Armando Vara perdeu o último recurso e a derradeira tentativa para evitar a cadeia. Está a semanas de voltar à cela para cumprir mais dois anos e meio de reclusão. Mas não é por isto que o antigo ministro de António Guterres e ex-administrador da Caixa Geral de Depósitos e do BCP há de ficar na história da Justiça em Portugal.
Vara pode orgulhar-se de ter sido o primeiro português condenado pelo crime de tráfico de influência. Desde que a lei penal criminalizou esta prática, no longínquo ano de 1995, foi preciso esperar mais de 20 anos pela condenação de um arguido acusado de tal delito – e a sorte calhou a Armando Vara, sentenciado no processo ‘Face Oculta, em 2014, a cinco anos de prisão efetiva.
De nada lhe valeu reclamar para os tribunais de recurso. Até o Tribunal Constitucional lhe fechou as portas da liberdade. Não havia mais nada a fazer. Armando Vara entregou-se na cadeia de Évora a fim de cumprir a pena de cinco anos que tinha às costas. Chegou à porta da penitenciária, na tarde de 16 de janeiro de 2019, na companhia do seu advogado, Tiago Rodrigues Bastos. Recolheu à cela.
A covid-19, inesperada, aliviou-lhe o fardo. Foi libertado em outubro de 2021 graças a um perdão parcial de penas decretado pela lei da pandemia. Tinha cumprido dois anos e nove meses. Armando Vara não suplicou pelo perdão. Nada disse, nada reclamou, nada exigiu. Os serviços prisionais foram notificados da decisão do Tribunal de Execução de Penas – e, como não podia deixar de ser, o recluso foi devolvido à liberdade.
Um perdão depois de concedido não tem retorno. Não se pode exigir a quem se perdoa que devolva o perdão – é este, pelo menos, o entendimento comum. A Justiça concedeu o indulto sem que lhe tenha sido pedido e, anos depois, resolveu revogar o perdão concedido. Armando Vara vai ter de regressar ao inferno da cadeia.
Após ter sido libertado, Vara respondeu por fraude fiscal. Foi condenado. O tribunal sentenciou-o a um cúmulo jurídico de cinco anos e seis meses de cadeia relativamente aos dois processos – ao da Face Oculta e ao da fuga de capitais. A segunda condenação, na prática, acrescentou-lhe mais meio ano de prisão à pena inicial. Mas o Ministério Público, inconformado, queria mais – e recorreu para que lhe fosse retirado o perdão concedido pela lei da pandemia.
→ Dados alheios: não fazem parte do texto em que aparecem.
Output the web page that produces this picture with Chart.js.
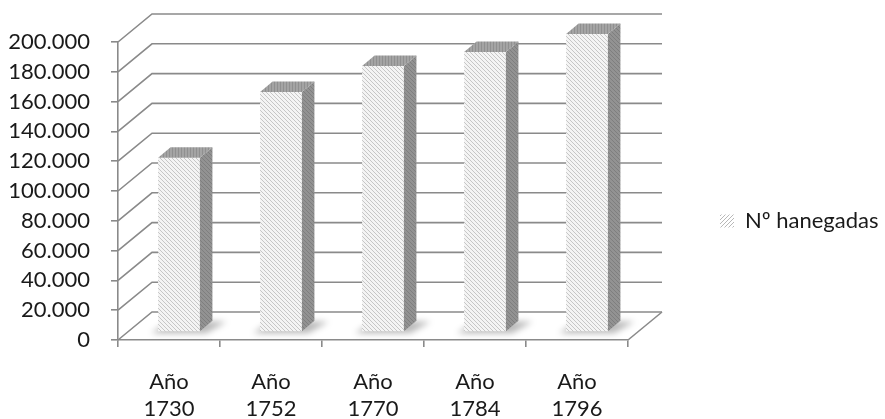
<!DOCTYPE html>
<html>
<head>
<meta charset="utf-8">
<script src="https://cdn.jsdelivr.net/npm/chart.js@4.4.0/dist/chart.umd.min.js"></script>
<style>
  html, body { margin: 0; padding: 0; background: #fff; }
  #wrap { width: 885px; height: 419px; }
</style>
</head>
<body>
<div id="wrap"><canvas id="myChart" width="885" height="419"></canvas></div>
<script>
// values
const years = ['1730', '1752', '1770', '1784', '1796'];
const categories = years.map(y => ['Año', y]);
const hanegadas = [117000, 161000, 178500, 188000, 200000];
const seriesName = 'Nº hanegadas';
const yMin = 0, yMax = 200000, yStep = 20000;

const fontFamily = 'Lato';
const fontSize = 22;
const gridColor = '#8a8a8a';
const textColor = '#1a1a1a';

// 3d look
const DX = 34, DY = 28;       // depth of the wall box
const BDX = 10, BDY = 8;      // bar front face sits a bit inside the box
const SDX = 12.5, SDY = 10.5; // bar depth

function hatch(bg, fg, dir, size) {
  const c = document.createElement('canvas');
  c.width = c.height = size;
  const g = c.getContext('2d');
  g.fillStyle = bg;
  g.fillRect(0, 0, size, size);
  g.strokeStyle = fg;
  g.lineWidth = 1;
  g.beginPath();
  for (let k = -size; k <= size; k += size) {
    if (dir === '\\') { g.moveTo(k, 0); g.lineTo(k + size, size); }
    else if (dir === '/') { g.moveTo(k + size, 0); g.lineTo(k, size); }
    else { g.moveTo(size / 2, 0); g.lineTo(size / 2, size); }
  }
  g.stroke();
  return g.createPattern(c, 'repeat');
}

const frontFill = hatch('#f4f4f4', '#c6c6c6', '\\', 4);
const sideFill = hatch('#929292', '#7e7e7e', '\\', 4);
const topFill = hatch('#a4a4a4', '#909090', '|', 3);
const legendFill = hatch('#ffffff', '#b8b8b8', '/', 4);

const box3d = {
  id: 'box3d',
  beforeDatasetsDraw(chart) {
    const { ctx, chartArea: a, scales: { y } } = chart;
    ctx.save();
    ctx.strokeStyle = gridColor;
    ctx.lineWidth = 1.6;
    y.ticks.forEach(t => {
      const py = y.getPixelForValue(t.value);
      ctx.beginPath();
      ctx.moveTo(a.left, py);
      ctx.lineTo(a.left + DX, py - DY);
      ctx.lineTo(a.right + DX, py - DY);
      ctx.stroke();
    });
    // floor right edge
    ctx.beginPath();
    ctx.moveTo(a.right, a.bottom);
    ctx.lineTo(a.right + DX, a.bottom - DY);
    ctx.stroke();

    // soft shadows under the bars
    const meta = chart.getDatasetMeta(0);
    ctx.filter = 'blur(3px)';
    ctx.fillStyle = 'rgba(0,0,0,0.28)';
    meta.data.forEach(b => {
      const xl = b.x - b.width / 2 + BDX, xr = b.x + b.width / 2 + BDX;
      const base = b.base - BDY;
      ctx.beginPath();
      ctx.moveTo(xl - 7, base + 2);
      ctx.lineTo(xr + 6, base + 2);
      ctx.lineTo(xr + SDX + 14, base - SDY + 1);
      ctx.lineTo(xl + SDX, base - SDY);
      ctx.closePath();
      ctx.fill();
    });
    ctx.restore();

    // bars are drawn by the library, pushed into the box
    ctx.save();
    ctx.translate(BDX, -BDY);
  },
  afterDatasetsDraw(chart) {
    const { ctx } = chart;
    ctx.restore();
    const meta = chart.getDatasetMeta(0);
    ctx.save();
    meta.data.forEach(b => {
      const xl = b.x - b.width / 2 + BDX, xr = b.x + b.width / 2 + BDX;
      const top = b.y - BDY, base = b.base - BDY;
      // side
      ctx.fillStyle = sideFill;
      ctx.beginPath();
      ctx.moveTo(xr, top);
      ctx.lineTo(xr + SDX, top - SDY);
      ctx.lineTo(xr + SDX, base - SDY);
      ctx.lineTo(xr, base);
      ctx.closePath();
      ctx.fill();
      // top
      ctx.fillStyle = topFill;
      ctx.beginPath();
      ctx.moveTo(xl, top);
      ctx.lineTo(xr, top);
      ctx.lineTo(xr + SDX, top - SDY);
      ctx.lineTo(xl + SDX, top - SDY);
      ctx.closePath();
      ctx.fill();
    });
    ctx.restore();
  }
};

const fmt = v => String(v).replace(/\B(?=(\d{3})+(?!\d))/g, '.');

const hidden = {
  grid: { display: false },
  border: { display: false },
  ticks: { display: false }
};

const ctx = document.getElementById('myChart').getContext('2d');
const chart = new Chart(ctx, {
  type: 'bar',
  data: {
    labels: categories,
    datasets: [{
      label: seriesName,
      data: hanegadas,
      backgroundColor: frontFill,
      borderWidth: 0,
      barPercentage: 0.41,
      categoryPercentage: 1
    }]
  },
  options: {
    responsive: false,
    animation: false,
    layout: { padding: { top: 23, left: 0, right: 0, bottom: 0 } },
    plugins: {
      tooltip: { enabled: false },
      legend: {
        position: 'right',
        maxWidth: 166,
        labels: {
          boxWidth: 14,
          boxHeight: 13,
          padding: 1,
          color: textColor,
          font: { family: fontFamily, size: fontSize },
          generateLabels: (c) => c.data.datasets.map((ds, i) => ({
            text: ds.label,
            fillStyle: legendFill,
            strokeStyle: 'rgba(0,0,0,0)',
            lineWidth: 0,
            fontColor: textColor,
            datasetIndex: i
          }))
        }
      }
    },
    scales: {
      x: {
        afterFit: s => { s.height = 79; },
        grid: { drawOnChartArea: false, tickLength: 7, color: gridColor, lineWidth: 1.6 },
        border: { color: gridColor, width: 1.6 },
        ticks: {
          color: textColor,
          padding: 21,
          maxRotation: 0,
          font: { family: fontFamily, size: fontSize, lineHeight: 1.25 }
        }
      },
      y: {
        min: yMin,
        max: yMax,
        afterFit: s => { s.width = 118; },
        grid: { drawOnChartArea: false, tickLength: 7, color: gridColor, lineWidth: 1.6 },
        border: { color: gridColor, width: 1.6 },
        ticks: {
          stepSize: yStep,
          color: textColor,
          padding: 21,
          font: { family: fontFamily, size: fontSize },
          callback: v => fmt(v)
        }
      },
      // empty room for the back wall and the legend gap
      rightGap: Object.assign({ type: 'linear', position: 'right', afterFit: s => { s.width = 91; } }, hidden),
      topGap: Object.assign({ type: 'linear', position: 'top', afterFit: s => { s.height = 19; } }, hidden)
    }
  },
  plugins: [box3d]
});
</script>
</body>
</html>
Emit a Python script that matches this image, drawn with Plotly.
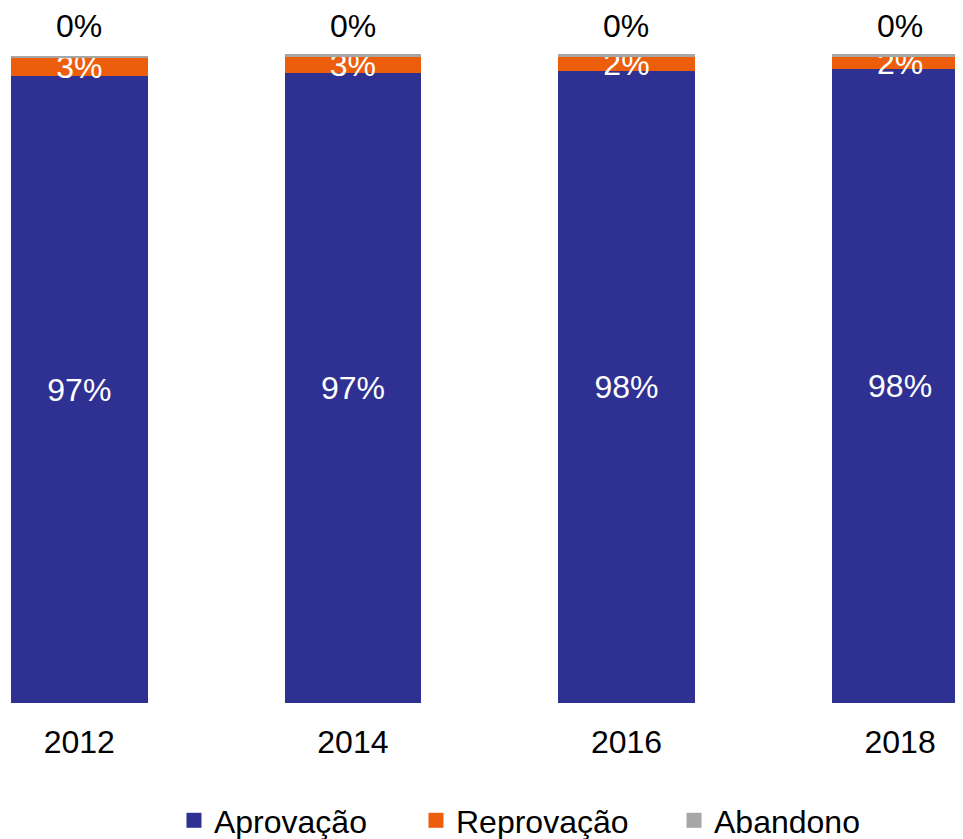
import plotly.graph_objects as go

years = ["2012", "2014", "2016", "2018"]
aprovacao = [96.7, 97.2, 97.6, 97.9]
reprovacao = [2.9, 2.55, 2.05, 1.75]
abandono = [0.3, 0.35, 0.45, 0.45]

series_names = ["Aprovação", "Reprovação", "Abandono"]
colors = ["#2E3192", "#EC5D0C", "#A6A6A6"]
FONT = "Liberation Sans, Arial, sans-serif"
FS = 32
YMAX = 100.15
legend_ids = ["legend", "legend2", "legend3"]
legend_x = [0.1738, 0.4272, 0.6974]

fig = go.Figure()
for i, (name, vals, col, tcol, show) in enumerate([
    (series_names[0], aprovacao, colors[0], "white", True),
    (series_names[1], reprovacao, colors[1], "white", True),
    (series_names[2], abandono, colors[2], "black", False),
]):
    fig.add_trace(go.Bar(
        x=years, y=vals, name=name,
        marker=dict(color=col, line=dict(width=0)),
        texttemplate="%{y:.0f}%" if show else "", textposition="inside",
        insidetextanchor="middle", textangle=0,
        constraintext="none", cliponaxis=False,
        textfont=dict(color=tcol, size=FS, family=FONT),
        showlegend=False, width=0.5,
    ))
    fig.add_trace(go.Scatter(
        x=[None], y=[None], mode="markers", name=name, legend=legend_ids[i],
        marker=dict(symbol="square", size=15, color=col),
    ))

# labels of the top segment (Abandono), above the bars
# (category axis: annotation x is the category's serial index)
for idx, v in enumerate(abandono):
    fig.add_annotation(x=idx, y=100, xref="x", yref="y",
                       text=f"{v:.0f}%", showarrow=False,
                       yanchor="middle", yshift=29,
                       font=dict(size=FS, color="black", family=FONT))

leg_common = dict(orientation="h", xref="container", yref="container",
                  xanchor="left", y=1 - 812.5 / 831, yanchor="middle",
                  font=dict(size=FS, color="black", family=FONT), itemwidth=30,
                  bgcolor="rgba(0,0,0,0)")

fig.update_layout(
    width=955, height=831,
    barmode="stack",
    paper_bgcolor="white", plot_bgcolor="white",
    margin=dict(l=0, r=0, t=46, b=136),
    font=dict(family=FONT, size=FS, color="black"),
    xaxis=dict(type="category", range=[-0.2607, 3.23], showgrid=False,
               showline=False, ticks="", ticklabelstandoff=17,
               tickfont=dict(size=FS, color="black")),
    yaxis=dict(range=[0, YMAX], visible=False),
    legend=dict(x=legend_x[0], **leg_common),
    legend2=dict(x=legend_x[1], **leg_common),
    legend3=dict(x=legend_x[2], **leg_common),
)

fig.write_html("out.html")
Os colendos conselheiros do Supremo Tribunal de Justiça que apreciaram o caso concordaram em retirar-lhe o perdão. Até o Tribunal Constitucional mandou dizer que Armando Vara teria de devolver o indulto. O generoso ato de clemência, afinal, foi a brincar – contrariando os princípios da segurança jurídica e da confiança dos cidadãos as decisões judiciais.
O povo tem para isto um provérbio conhecido: quem dá e tira vai para o inferno.